- [Task prompt]: Starting at the first line of the entries, extract each line up to and including the one that contains "from bokeh.resources import INLINE", but leave out the pictures.

-- Start --

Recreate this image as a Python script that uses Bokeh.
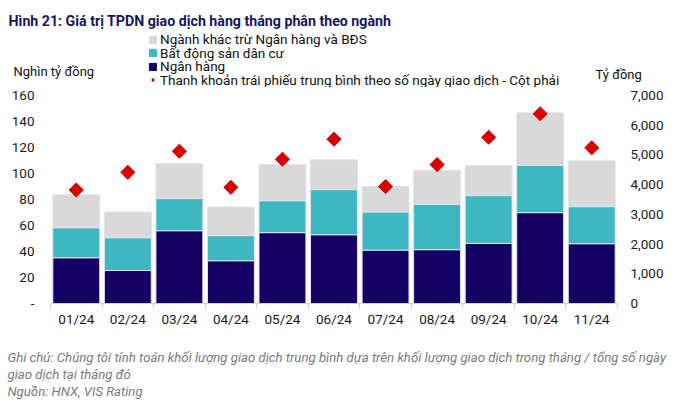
import math
from bokeh.plotting import figure
from bokeh.layouts import column
from bokeh.models import (ColumnDataSource, Range1d, LinearAxis, FixedTicker,
                          Label, Legend, LegendItem)
from bokeh.embed import file_html
from bokeh.resources import INLINE

# ---------------- data ----------------
months = ["01/24", "02/24", "03/24", "04/24", "05/24", "06/24",
          "07/24", "08/24", "09/24", "10/24", "11/24"]
ngan_hang = [35.2, 25.4, 56.0, 32.9, 54.5, 52.9, 41.1, 41.4, 46.2, 69.9, 46.0]
bat_dong_san = [23.1, 25.2, 24.7, 19.3, 24.6, 34.7, 29.3, 34.9, 36.8, 36.4, 28.5]
nganh_khac = [25.4, 19.8, 26.9, 22.1, 27.8, 22.9, 19.7, 26.2, 23.1, 40.4, 35.4]
thanh_khoan = [3820, 4415, 5125, 3910, 4855, 5530, 3935, 4675, 5595, 6385, 5240]

left_ticks = [0, 20, 40, 60, 80, 100, 120, 140, 160]
right_ticks = [0, 1000, 2000, 3000, 4000, 5000, 6000, 7000]

title_text = "Hình 21: Giá trị TPDN giao dịch hàng tháng phân theo ngành"
legend_labels = ["Ngành khác trừ Ngân hàng và BĐS", "Bất động sản dân cư", "Ngân hàng",
                 "Thanh khoản trái phiếu trung bình theo số ngày giao dịch - Cột phải"]
left_unit = "Nghìn tỷ đồng"
right_unit = "Tỷ đồng"
note1 = "Ghi chú: Chúng tôi tính toán khối lượng giao dịch trung bình dựa trên khối lượng giao dịch trong tháng / tổng số ngày"
note2 = "giao dịch tại tháng đó"
note3 = "Nguồn: HNX, VIS Rating"

# ---------------- styles ----------------
NAVY = "#150064"
TEAL = "#3db8c0"
GREY = "#d9d9d9"
RED = "#d90000"
FONT = "Roboto"
W = 684
H1, H2, H3 = 87, 248, 65

xs = list(range(len(months)))
src = ColumnDataSource(dict(x=xs, nh=ngan_hang, bds=bat_dong_san, khac=nganh_khac,
                            tk=thanh_khoan))


def blank_fig(h):
    f = figure(width=W, height=h, output_backend="svg", toolbar_location=None,
               x_range=Range1d(0, W), y_range=Range1d(h, 0),
               min_border=0, min_border_left=0, min_border_right=0,
               min_border_top=0, min_border_bottom=0, frame_align=False,
               x_axis_location=None, y_axis_location=None, outline_line_color=None)
    f.grid.visible = False
    return f


# ---------------- header ----------------
hdr = blank_fig(H1)
hdr.add_layout(Label(x=8, y=20.7, text=title_text, text_font=FONT, text_font_size="14.2px",
                     text_font_style="bold", text_color="#16165e", text_baseline="alphabetic"))
hdr.add_layout(Label(x=13, y=70.5, text=left_unit, text_font=FONT, text_font_size="13px",
                     text_color="#111111", text_baseline="alphabetic"))
hdr.add_layout(Label(x=595, y=74, text=right_unit, text_font=FONT, text_font_size="13px",
                     text_color="#111111", text_baseline="alphabetic"))

# legend proxies: same data, drawn on a range far outside the header's view
hdr.extra_y_ranges = {"off": Range1d(100000, 200000)}
lg_khac = hdr.vbar(x="x", top="khac", width=0.9, source=src, y_range_name="off",
                   fill_color=GREY, line_color=GREY)
lg_bds = hdr.vbar(x="x", top="bds", width=0.9, source=src, y_range_name="off",
                  fill_color=TEAL, line_color=TEAL)
lg_nh = hdr.vbar(x="x", top="nh", width=0.9, source=src, y_range_name="off",
                 fill_color=NAVY, line_color=NAVY)
lg_tk = hdr.scatter(x="x", y="nh", source=src, y_range_name="off", marker="diamond",
                    fill_color=RED, line_color=RED)

rows = [(lg_khac, legend_labels[0], 39.0), (lg_bds, legend_labels[1], 52.5),
        (lg_nh, legend_labels[2], 66.0), (lg_tk, legend_labels[3], 79.5)]
ROW_H = 16
for rend, text, yc in rows:
    lg = Legend(items=[LegendItem(label=text, renderers=[rend])],
                location=(148, H1 - (yc + ROW_H / 2)), padding=0, margin=0, spacing=0,
                glyph_width=9, glyph_height=9, label_height=9, label_standoff=3,
                label_text_font=FONT, label_text_font_size="13.5px",
                label_text_color="#111111", border_line_color=None,
                background_fill_alpha=0)
    hdr.add_layout(lg, "center")

# ---------------- main chart ----------------
p = figure(width=W, height=H2, output_backend="svg", toolbar_location=None,
           x_range=Range1d(-0.5, len(months) - 0.5), y_range=Range1d(0, 160),
           min_border_left=50, min_border_right=67, min_border_top=8,
           min_border_bottom=32, outline_line_color=None, y_axis_location=None,
           x_axis_location=None, frame_align=False)
p.grid.visible = False
p.extra_y_ranges = {"right": Range1d(0, 7000)}

bars = p.vbar_stack(["nh", "bds", "khac"], x="x", width=0.91, source=src,
                    color=[NAVY, TEAL, GREY], line_color="#e2e2ec", line_width=1)

pts = p.scatter(x="x", y="tk", source=src, y_range_name="right", marker="square",
                angle=math.pi / 4, size=10, fill_color=RED, line_color=RED)

xaxis = LinearAxis(ticker=FixedTicker(ticks=xs, minor_ticks=[i - 0.5 for i in range(len(months) + 1)]))
xaxis.major_label_overrides = {i: m for i, m in enumerate(months)}
xaxis.major_tick_line_color = None
xaxis.major_tick_out = 0
xaxis.minor_tick_out = 5
xaxis.minor_tick_in = 0
xaxis.minor_tick_line_color = "#d0d0d0"
xaxis.axis_line_color = "#d0d0d0"
xaxis.major_label_standoff = 2
xaxis.major_label_text_font = FONT
xaxis.major_label_text_font_size = "13.5px"
xaxis.major_label_text_color = "#1a1a1a"
p.add_layout(xaxis, "below")

yl = LinearAxis(ticker=FixedTicker(ticks=left_ticks))
yl.major_label_overrides = {0: "-"}
yl.axis_line_color = None
yl.major_tick_line_color = None
yl.minor_tick_line_color = None
yl.major_tick_out = 0
yl.major_label_standoff = 16
yl.major_label_text_font = FONT
yl.major_label_text_font_size = "13.5px"
yl.major_label_text_color = "#1a1a1a"
p.add_layout(yl, "left")

yr = LinearAxis(y_range_name="right", ticker=FixedTicker(ticks=right_ticks))
yr.major_label_overrides = {v: f"{v:,}" for v in right_ticks}
yr.axis_line_color = None
yr.major_tick_line_color = None
yr.minor_tick_line_color = None
yr.major_tick_out = 0
yr.major_label_standoff = 13
yr.major_label_text_font = FONT
yr.major_label_text_font_size = "13.5px"
yr.major_label_text_color = "#1a1a1a"
p.add_layout(yr, "right")

# ---------------- footer ----------------
ftr = blank_fig(H3)
for yb, t in [(21.7, note1), (38.5, note2), (55.5, note3)]:
    ftr.add_layout(Label(x=7, y=yb, text=t, text_font=FONT, text_font_size="13.2px",
                         text_font_style="italic", text_color="#7a7a7a",
                         text_baseline="alphabetic"))

layout = column(hdr, p, ftr, spacing=0)
open("out.html", "w").write(file_html(layout, INLINE))
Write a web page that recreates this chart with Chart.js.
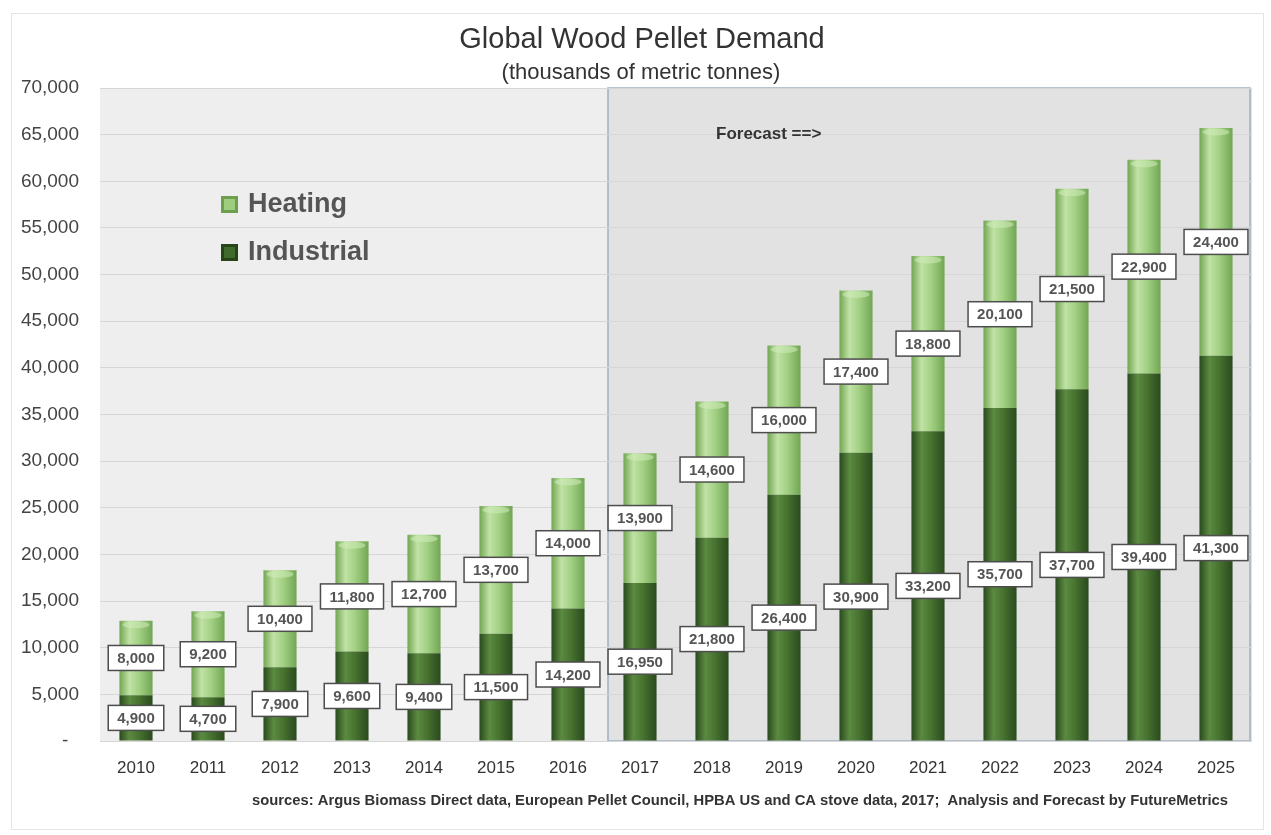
<!DOCTYPE html>
<html>
<head>
<meta charset="utf-8">
<script src="https://cdn.jsdelivr.net/npm/chart.js@4"></script>
<style>
  html, body { margin: 0; padding: 0; background: #ffffff; }
  #wrap { width: 1271px; height: 835px; }
</style>
</head>
<body>
<div id="wrap"><canvas id="pellets" width="1271" height="835"></canvas></div>
<script>
// data
const years = ['2010', '2011', '2012', '2013', '2014', '2015', '2016', '2017',
               '2018', '2019', '2020', '2021', '2022', '2023', '2024', '2025'];
const industrial = [4900, 4700, 7900, 9600, 9400, 11500, 14200, 16950,
                    21800, 26400, 30900, 33200, 35700, 37700, 39400, 41300];
const heating = [8000, 9200, 10400, 11800, 12700, 13700, 14000, 13900,
                 14600, 16000, 17400, 18800, 20100, 21500, 22900, 24400];
const yTicks = [0, 5000, 10000, 15000, 20000, 25000, 30000, 35000,
                40000, 45000, 50000, 55000, 60000, 65000, 70000];
const forecastStart = '2017';

const BAR_PCT = 0.46;

// cylinder-ish horizontal gradient per bar
function barGradient(edge, light, mid) {
    return (c) => {
        const chart = c.chart;
        const x = chart.scales.x;
        if (!x || c.type !== 'data') return mid;
        const cx = x.getPixelForValue(c.dataIndex);
        const half = (x.width / years.length) * BAR_PCT / 2;
        if (!isFinite(cx) || !isFinite(half) || half <= 0) return mid;
        const g = chart.ctx.createLinearGradient(cx - half, 0, cx + half, 0);
        g.addColorStop(0, edge);
        g.addColorStop(0.3, light);
        g.addColorStop(0.6, mid);
        g.addColorStop(1, edge);
        return g;
    };
}

const decorPlugin = {
    id: 'decor',
    beforeDraw(chart) {
        const { ctx, chartArea: a, scales } = chart;
        ctx.save();
        // faint outer frame
        ctx.strokeStyle = '#e4e4e4';
        ctx.lineWidth = 1;
        ctx.strokeRect(11.5, 13.5, 1252, 816);
        // plot background
        ctx.fillStyle = '#eeeeee';
        ctx.fillRect(a.left, a.top, a.right - a.left, a.bottom - a.top);
        // forecast box
        const i = years.indexOf(forecastStart);
        const fx = (scales.x.getPixelForValue(i - 1) + scales.x.getPixelForValue(i)) / 2 + 4;
        ctx.fillStyle = '#e2e2e2';
        ctx.fillRect(fx, a.top, a.right - fx, a.bottom - a.top);
        ctx.strokeStyle = '#9fb0c2';
        ctx.lineWidth = 1.5;
        ctx.strokeRect(fx, a.top, a.right - fx - 2, a.bottom - a.top);
        // titles
        ctx.fillStyle = '#333333';
        ctx.textAlign = 'center';
        ctx.textBaseline = 'middle';
        ctx.font = '29px "Liberation Sans", Arial, sans-serif';
        ctx.fillText('Global Wood Pellet Demand', 642, 40);
        ctx.font = '22px "Liberation Sans", Arial, sans-serif';
        ctx.fillText('(thousands of metric tonnes)', 641, 73);
        // source note
        ctx.textAlign = 'right';
        ctx.fillStyle = '#333333';
        ctx.font = 'bold 14.8px "Liberation Sans Narrow", "Liberation Sans", Arial, sans-serif';
        ctx.fillText('sources: Argus Biomass Direct data, European Pellet Council, HPBA US and CA stove data, 2017;  Analysis and Forecast by FutureMetrics', 1228, 801);
        ctx.restore();
    },
    afterDatasetsDraw(chart) {
        const { ctx, chartArea: a, scales } = chart;
        ctx.save();
        // soft top cap on each stack
        const top = chart.getDatasetMeta(1);
        top.data.forEach(bar => {
            const p = bar.getProps(['x', 'y', 'width'], true);
            ctx.fillStyle = 'rgba(210, 236, 188, 0.55)';
            ctx.beginPath();
            ctx.ellipse(p.x, p.y + 4, p.width / 2 - 3, 3.5, 0, 0, Math.PI * 2);
            ctx.fill();
        });

        // forecast note
        ctx.fillStyle = '#333333';
        ctx.font = 'bold 17px "Liberation Sans", Arial, sans-serif';
        ctx.textAlign = 'left';
        ctx.textBaseline = 'middle';
        ctx.fillText('Forecast ==>', scales.x.getPixelForValue(8) + 4, scales.y.getPixelForValue(65000));

        // legend (drawn inside plot area)
        const items = [
            { text: 'Heating', color: '#9fcd7e', edge: '#6e9f4f', y: 204 },
            { text: 'Industrial', color: '#3f6b2c', edge: '#274519', y: 252 }
        ];
        ctx.font = 'bold 27px "Liberation Sans", Arial, sans-serif';
        items.forEach(it => {
            ctx.fillStyle = it.edge;
            ctx.fillRect(a.left + 121, it.y - 8, 17, 17);
            ctx.fillStyle = it.color;
            ctx.fillRect(a.left + 124, it.y - 5, 11, 11);
            ctx.fillStyle = '#555555';
            ctx.fillText(it.text, a.left + 148, it.y + 1);
        });

        // boxed value labels
        ctx.font = 'bold 15px "Liberation Sans", Arial, sans-serif';
        ctx.textAlign = 'center';
        chart.data.datasets.forEach((ds, di) => {
            const meta = chart.getDatasetMeta(di);
            meta.data.forEach((bar, i) => {
                const p = bar.getProps(['x', 'y', 'base'], true);
                const cy = (p.y + p.base) / 2;
                const txt = ds.data[i].toLocaleString('en-US');
                const w = ctx.measureText(txt).width + 18;
                const h = 25;
                ctx.fillStyle = '#ffffff';
                ctx.fillRect(p.x - w / 2, cy - h / 2, w, h);
                ctx.strokeStyle = '#4d4d4d';
                ctx.lineWidth = 1.5;
                ctx.strokeRect(p.x - w / 2, cy - h / 2, w, h);
                ctx.fillStyle = '#555555';
                ctx.fillText(txt, p.x, cy + 1);
            });
        });
        ctx.restore();
    }
};

new Chart(document.getElementById('pellets'), {
    type: 'bar',
    data: {
        labels: years,
        datasets: [
            {
                label: 'Industrial',
                data: industrial,
                backgroundColor: barGradient('#2a4a1d', '#5b8a41', '#47722f'),
                barPercentage: BAR_PCT,
                categoryPercentage: 1
            },
            {
                label: 'Heating',
                data: heating,
                backgroundColor: barGradient('#72a653', '#c0e2a5', '#a2d083'),
                barPercentage: BAR_PCT,
                categoryPercentage: 1
            }
        ]
    },
    options: {
        responsive: false,
        animation: false,
        events: [],
        layout: { padding: { top: 88, right: 19, bottom: 0, left: 0 } },
        scales: {
            x: {
                stacked: true,
                grid: { display: false, drawTicks: false },
                border: { display: false },
                ticks: {
                    color: '#333333',
                    padding: 17,
                    font: { family: '"Liberation Sans Narrow", "Liberation Sans", Arial', size: 17 }
                },
                afterFit: s => { s.height = 94; }
            },
            y: {
                stacked: true,
                min: 0,
                max: 70000,
                afterBuildTicks: s => { s.ticks = yTicks.map(v => ({ value: v })); },
                grid: { color: '#d6d6d6', drawTicks: false },
                border: { display: false },
                ticks: {
                    color: '#444444',
                    padding: 21,
                    font: { family: '"Liberation Sans", Arial', size: 19 },
                    callback: v => v === 0 ? '-  ' : v.toLocaleString('en-US')
                },
                afterFit: s => { s.width = 100; }
            }
        },
        plugins: {
            legend: { display: false },
            tooltip: { enabled: false }
        }
    },
    plugins: [decorPlugin]
});
</script>
</body>
</html>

-- End --

- [Answer to the exercise]:
Recreate this image as a Python script that uses Bokeh.
import math
from bokeh.plotting import figure
from bokeh.layouts import column
from bokeh.models import (ColumnDataSource, Range1d, LinearAxis, FixedTicker,
                          Label, Legend, LegendItem)
from bokeh.embed import file_html
from bokeh.resources import INLINE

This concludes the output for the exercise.